Fools & AI Scores

April 28, 2026

Fools & AI Scores

Dashboards were never supposed to become the job; Goodhart’s Law gets nastier as AI spreads. Goodhart’s Law says: “When a measure becomes a target, it ceases to be a good measure.” The moment you tie rewards, status, or punishment to a specific metric, people start optimizing for the metric itself rather than the underlying reality it was supposed to represent. Over time, the metric gets gamed, reality gets distorted, and the number stops telling you the truth.

AI is a dangerously susceptible prey. Goodhart’s Law becomes more vicious when AI is involved because the same tool that generates the work can also grade it and defend it. It can produce numbers that feel right but aren't telling the truth.

The modern manager’s fantasy is that messy work can be cleaned up with a score. Score the teacher. Score the banker. Score the model. Score the developer. Tie money and status to the number. Then call it discipline.
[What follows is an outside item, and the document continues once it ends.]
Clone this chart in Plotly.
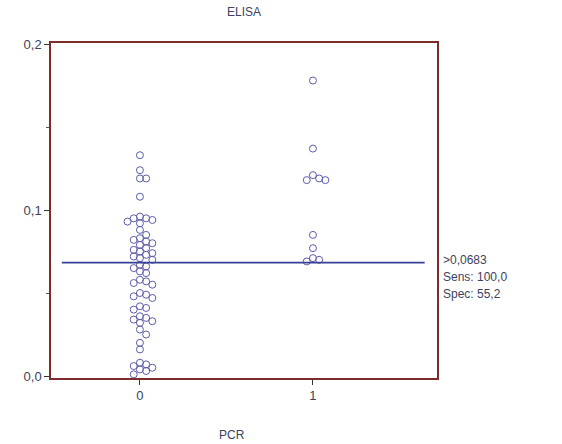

On the surface, it makes sense. It always has. The CFPB (Consumer Financial Protection Bureau) reports that Wells Fargo’s sales targets and compensation incentives helped drive employees to open more than 2 million accounts that may not have been authorized by customers. Education researchers found the same pattern in schools: attach high stakes to test scores and both educators and the scores themselves get corrupted.

Economists have historically modeled the same failure in more formal terms. In jobs with several tasks, strong incentives on the easy-to-measure part pull effort away from the hard-to-measure part. Reward the visible task hard enough and people rationally neglect quality, maintenance, mentoring, judgment, or restraint.

AI makes matters worse. Software developers know this since AI started creating leaderboards and commits dashboards, as if more code was indicative of more high quality work. Developers may be aware of this trap, since they know that good things take time, but trouble starts when managers read these metrics as direct measures of output. In fact, GitHub’s own docs quietly advise teams to combine dashboard trends with surveys or retrospectives to get a full picture of productivity.

Take the dumb version first: rewarding developers for AI token spend. The moment you do that, you are paying for longer prompts, bigger context windows, more agent calls, and a higher bill.

Even OpenAI pointed out in 2025 that standard evals reward guessing over admitting uncertainty. On many scoreboards, a model that takes a wild guess can beat a model that honestly says “I don’t know,” because abstention gets 0 while lucky guesses sometimes score as correct. That is Goodhart’s Law inside the eval loop. We optimize for the score, then act surprised when the model optimizes for looking right instead of being right.

A 2025 NAACL paper found that LLM evaluations often ignore non-determinism, that rankings can change across decoding settings, and that best-of-N sampling can radically alter benchmark results. The paper points to a case where selecting the best answer from 256 random generations let Llama-2-7B hit 97.7% on GSM8K, ahead of GPT-4 on that setup.

A separate 2026 paper on LLM-as-a-judge says the central question is still unresolved: can we trust the judgments of LLM judges, given prompt variation and limited human alignment. Clean scores can hide very dirty variance.

And AI has one more advantage over old-fashioned bad metrics: it can argue. Even an old model like GPT-4 with access to participant data was more persuasive than human opponents in multiround debates, winning 64.4% of the time in cases where AI and humans were not equally persuasive. Another study found that deceptive AI-generated explanations were more persuasive than honest ones and could amplify belief in false headlines.

This is why spreadsheet culture becomes dangerous in AI-heavy companies. Numbers do useful work. They compress reality. They surface anomalies. They let you compare periods and spot anomalies. Trouble starts when they replace contact with the underlying processes of reality. A spreadsheet is a map. Management gets lost when it starts treating the map as the territory.

The question is never “Should we measure?” Of course we should. The question is “What disappears when we reward this number?” Reward the appearance of certainty and the honest answer, “I’m not sure,” begins to die.

The real danger is not that people love numbers. The real danger is that numbers end arguments, and AI can now manufacture numbers, explanations, and confidence all at once.